From CNN’s Piper Hudspeth Blackburn and Daniel Dale
Trump falsely claimed Biden is orchestrating the criminal trial against him
Trump baselessly claimed – as he often does – that Biden is secretly orchestrating the New York state criminal case against him, which is set to go to trial on Monday.
“That is election interference by the Biden administration,” Trump said. “They actually took their top guy, one of their top guys, put him into the D.A.’s office to run it, and it is a shame.”
Trump is referring to the fact that Matthew Colangelo, who had served as a senior Justice Department official under Biden, left the department in 2022 for a job in the office of the Manhattan District Attorney who is prosecuting the case, Alvin Bragg.
Facts First: There is no basis for Trump’s claims that the trials against him have been directed by Biden in an effort to interfere with the election.
First, there is no evidence that Biden, his White House or his Justice Department has had any role in launching or running Bragg’s case, let alone that Biden operatives are issuing secret commands in the case – and Bragg is a locally elected official who does not report to the federal government.
There is also no evidence the White House or the Biden administration had anything to do with Colangelo’s decision to leave the Justice Department and join the district attorney’s office as senior counsel to Bragg; Colangelo and Bragg had been colleagues before Bragg was elected Manhattan district attorney in 2021.
From CNN’s Marshall Cohen and Daniel Dale
Trump inflates border crossing numbers
Trump said “millions and millions of people are pouring in (to the US) … We probably have 15 million (migrants).”
Facts First: Trump’s figure about how many migrants have crossed the border under the Biden administration is inflated.
As of March, US Customs and Border Protection has recorded nearly 9.4 million border encounters nationwide since President Joe Biden took office in January 2021.
While millions of people are not “pouring” into the US at one time, the nation continues to grapple with a migrant surge at the southern border.
From CNN’s Danya Gainor
Trump claims that ‘every legal scholar’ wanted Roe v.
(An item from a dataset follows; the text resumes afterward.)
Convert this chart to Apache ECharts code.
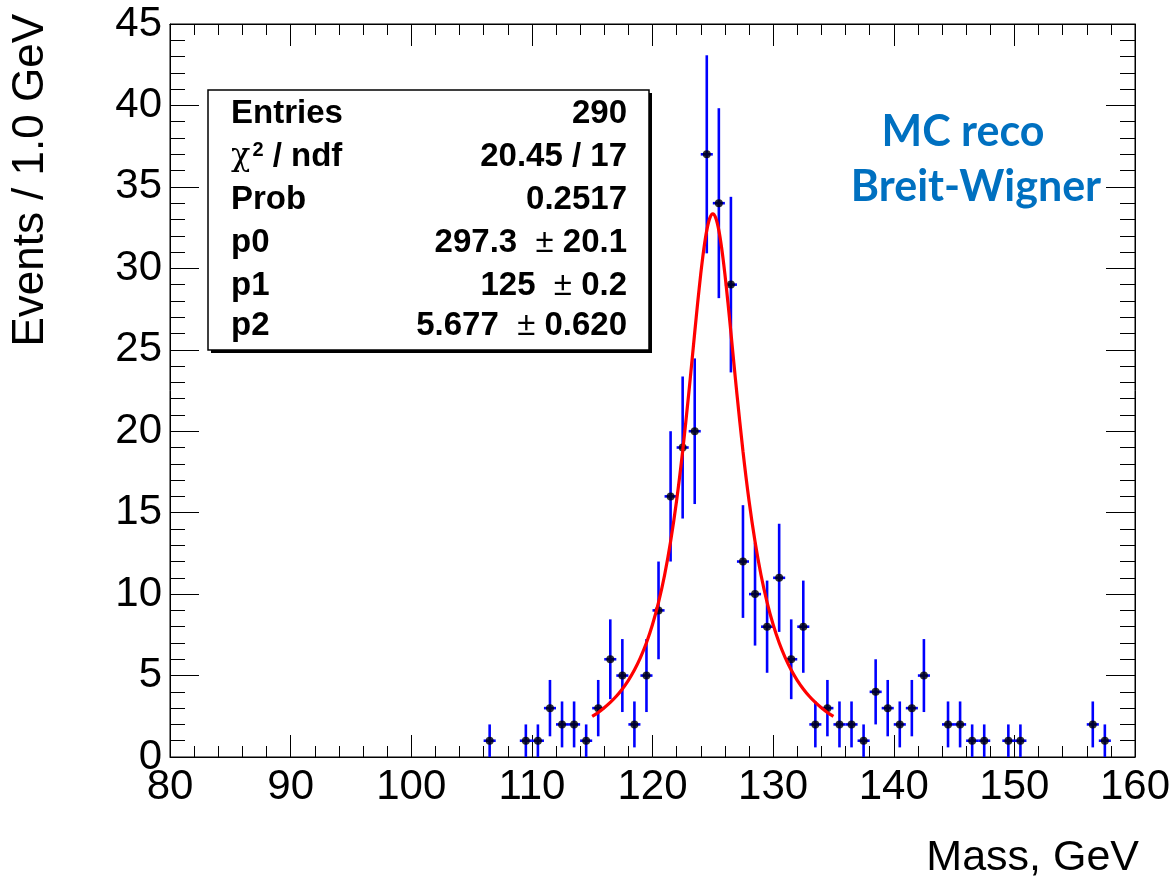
<!DOCTYPE html>
<html>
<head>
<meta charset="utf-8">
<script src="https://cdn.jsdelivr.net/npm/echarts@6/dist/echarts.min.js"></script>
<style>
html,body{margin:0;padding:0;background:#fff;}
#chart{width:1176px;height:879px;}
</style>
</head>
<body>
<div id="chart"></div>
<script>
// ---- data ----
const massBins = [106.5,109.5,110.5,111.5,112.5,113.5,114.5,115.5,116.5,117.5,118.5,119.5,120.5,121.5,122.5,123.5,124.5,125.5,126.5,127.5,128.5,129.5,130.5,131.5,132.5,133.5,134.5,135.5,136.5,137.5,138.5,139.5,140.5,141.5,142.5,144.5,145.5,146.5,147.5,149.5,150.5,156.5,157.5];
const counts = [1,1,1,3,2,2,1,3,6,5,2,5,9,16,19,20,37,34,29,12,10,8,11,6,8,2,3,2,2,1,4,3,2,3,5,2,2,1,1,1,1,2,1];
const countErrors = [1,1,1,1.73,1.41,1.41,1,1.73,2.45,2.24,1.41,2.24,3,4,4.36,4.47,6.08,5.83,5.39,3.46,3.16,2.83,3.32,2.45,2.83,1.41,1.73,1.41,1.41,1,2,1.73,1.41,1.73,2.24,1.41,1.41,1,1,1,1,1.41,1];
const fitMass = [115,115.5,116,116.5,117,117.5,118,118.5,119,119.5,120,120.5,121,121.5,122,122.5,123,123.25,123.5,123.75,124,124.25,124.5,124.75,125,125.25,125.5,125.75,126,126.25,126.5,126.75,127,127.5,128,128.5,129,129.5,130,130.5,131,131.5,132,132.5,133,133.5,134,134.5,135];
const fitValues = [2.49,2.73,3.02,3.35,3.73,4.18,4.71,5.34,6.10,7.01,8.13,9.49,11.16,13.23,15.75,18.77,22.28,24.15,26.06,27.92,29.66,31.16,32.33,33.08,33.34,33.08,32.33,31.16,29.66,27.92,26.06,24.15,22.28,18.77,15.75,13.23,11.16,9.49,8.13,7.01,6.10,5.34,4.71,4.18,3.73,3.35,3.02,2.73,2.49];
const binWidth = 1.0;
const statLabels = ['Entries', 'chi', 'Prob', 'p0', 'p1', 'p2'];
const statValues = ['290', '20.45 / 17', '0.2517', ['297.3', '20.1'], ['125', '0.2'], ['5.677', '0.620']];
const xTitle = 'Mass, GeV';
const yTitle = 'Events / 1.0 GeV';
const noteLines = ['MC reco', 'Breit-Wigner'];

// ---- chart ----
const chart = echarts.init(document.getElementById('chart'), null, {renderer: 'canvas'});
const FONT = 'Liberation Sans, Arial, Helvetica, sans-serif';
const SF = 33;

const axisCommonX = {
  type: 'value', min: 80, max: 160, interval: 10,
  axisLine: {show: true, onZero: false, lineStyle: {color: '#000', width: 1}},
  axisTick: {show: true, inside: true, length: 22, lineStyle: {color: '#000', width: 1}},
  minorTick: {show: true, splitNumber: 5, length: 11, lineStyle: {color: '#000', width: 1}},
  splitLine: {show: false}, minorSplitLine: {show: false}
};
const axisCommonY = {
  type: 'value', min: 0, max: 45, interval: 5,
  axisLine: {show: true, onZero: false, lineStyle: {color: '#000', width: 1}},
  axisTick: {show: true, inside: true, length: 29, lineStyle: {color: '#000', width: 1}},
  minorTick: {show: true, splitNumber: 5, length: 15, lineStyle: {color: '#000', width: 1}},
  splitLine: {show: false}, minorSplitLine: {show: false}
};

const pointData = massBins.map((m, i) => [m, counts[i], countErrors[i]]);
const fitData = fitMass.map((m, i) => [m, fitValues[i]]);

const boldRich = {fontWeight: 'bold', fontFamily: FONT, fontSize: SF, fill: '#000', color: '#000'};
const plainRich = {fontWeight: 'normal', fontFamily: FONT, fontSize: SF, fill: '#000', color: '#000'};

// stats box graphics
const boxX = 208, boxY = 90, boxW = 441, boxH = 260;
const rowMid = [114, 157, 200, 243, 286, 326];
const statGraphics = [];
statGraphics.push({type: 'rect', z: 100, shape: {x: boxX + 3, y: boxY + 3, width: boxW, height: boxH}, style: {fill: '#000'}});
statGraphics.push({type: 'rect', z: 101, shape: {x: boxX, y: boxY, width: boxW, height: boxH}, style: {fill: '#fff', stroke: '#000', lineWidth: 1.5}});
statLabels.forEach((lab, i) => {
  let textEl;
  if (lab === 'chi') {
    textEl = {type: 'text', z: 102, x: 231, y: rowMid[i], style: {
      text: '{c|χ}{s|2}{b| / ndf}',
      verticalAlign: 'middle',
      rich: {
        c: {fontWeight: 'normal', fontFamily: '"DejaVu Serif", "Liberation Serif", serif', fontSize: 32, fill: '#000'},
        s: {fontWeight: 'bold', fontFamily: FONT, fontSize: 20, fill: '#000', verticalAlign: 'top', padding: [0, 0, 0, 2]},
        b: boldRich
      }
    }};
  } else {
    textEl = {type: 'text', z: 102, x: 231, y: rowMid[i], style: {
      text: lab, fontWeight: 'bold', fontFamily: FONT, fontSize: SF, fill: '#000', verticalAlign: 'middle'
    }};
  }
  statGraphics.push(textEl);
  const v = statValues[i];
  let valEl;
  if (Array.isArray(v)) {
    valEl = {type: 'text', z: 102, x: 627, y: rowMid[i], style: {
      text: '{b|' + v[0] + '  }{p|±}{b| ' + v[1] + '}',
      align: 'right', verticalAlign: 'middle',
      rich: {b: boldRich, p: plainRich}
    }};
  } else {
    valEl = {type: 'text', z: 102, x: 627, y: rowMid[i], style: {
      text: v, fontWeight: 'bold', fontFamily: FONT, fontSize: SF, fill: '#000', align: 'right', verticalAlign: 'middle'
    }};
  }
  statGraphics.push(valEl);
});

const otherGraphics = [
  {type: 'text', z: 50, x: 31, y: 14, rotation: Math.PI / 2, style: {
    text: yTitle, fontFamily: FONT, fontSize: 44, fill: '#000', align: 'right', verticalAlign: 'middle'}},
  {type: 'text', z: 50, x: 1139, y: 858, style: {
    text: xTitle, fontFamily: FONT, fontSize: 43, fill: '#000', align: 'right', verticalAlign: 'middle'}},
  {type: 'text', z: 50, x: 963, y: 132, style: {
    text: noteLines[0], fontWeight: 'bold', fontFamily: 'Lato, "Open Sans", sans-serif', fontSize: 43, fill: '#0070C0', align: 'center', verticalAlign: 'middle'}},
  {type: 'text', z: 50, x: 976, y: 187, style: {
    text: noteLines[1], fontWeight: 'bold', fontFamily: 'Lato, "Open Sans", sans-serif', fontSize: 43, fill: '#0070C0', align: 'center', verticalAlign: 'middle'}}
];

const option = {
  backgroundColor: '#fff',
  animation: false,
  grid: {left: 170, right: 41, top: 24, bottom: 122, show: true, borderColor: '#000', borderWidth: 1, backgroundColor: 'transparent', containLabel: false, outerBoundsMode: 'none'},
  xAxis: [
    Object.assign({}, axisCommonX, {position: 'bottom',
      axisLabel: {show: true, fontSize: 42, fontFamily: FONT, color: '#000', margin: 9, showMinLabel: true, showMaxLabel: true}}),
    Object.assign({}, axisCommonX, {position: 'top', axisLabel: {show: false}})
  ],
  yAxis: [
    Object.assign({}, axisCommonY, {position: 'left',
      axisLabel: {show: true, fontSize: 42, fontFamily: FONT, color: '#000', margin: 8, showMinLabel: true, showMaxLabel: true}}),
    Object.assign({}, axisCommonY, {position: 'right', axisLabel: {show: false}})
  ],
  series: [
    {
      type: 'custom', name: 'errors', xAxisIndex: 0, yAxisIndex: 0, z: 2, clip: true,
      data: pointData,
      renderItem: function (params, api) {
        const x = api.value(0), y = api.value(1), e = api.value(2);
        const lo = api.coord([x, Math.max(0, y - e)]);
        const hi = api.coord([x, y + e]);
        const l = api.coord([x - binWidth / 2, y]);
        const r = api.coord([x + binWidth / 2, y]);
        return {type: 'group', children: [
          {type: 'line', shape: {x1: lo[0], y1: lo[1], x2: hi[0], y2: hi[1]}, style: {stroke: '#0000ff', lineWidth: 2.6}},
          {type: 'line', shape: {x1: l[0], y1: l[1], x2: r[0], y2: r[1]}, style: {stroke: '#0000ff', lineWidth: 2.6}}
        ]};
      }
    },
    {
      type: 'scatter', name: 'counts', z: 3, data: pointData.map(d => [d[0], d[1]]),
      symbol: 'circle', symbolSize: 8, itemStyle: {color: '#000'}
    },
    {
      type: 'line', name: 'fit', z: 4, data: fitData, showSymbol: false, smooth: 0.3,
      lineStyle: {color: '#ff0000', width: 3.2}
    }
  ],
  graphic: statGraphics.concat(otherGraphics)
};
chart.setOption(option);
</script>
</body>
</html>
Wade overturned
At an appearance in Mar A Lago with House Speaker Mike Johnson, former President Donald Trump touted that “we broke Roe V. Wade” and claimed that every “legal scholar” wanted it overturned.
Facts First: Trump’s claim that “every legal scholar” wanted Roe overturned is not true. Many wanted Roe preserved, as several legal scholars reiterated in comments to CNN earlier this week.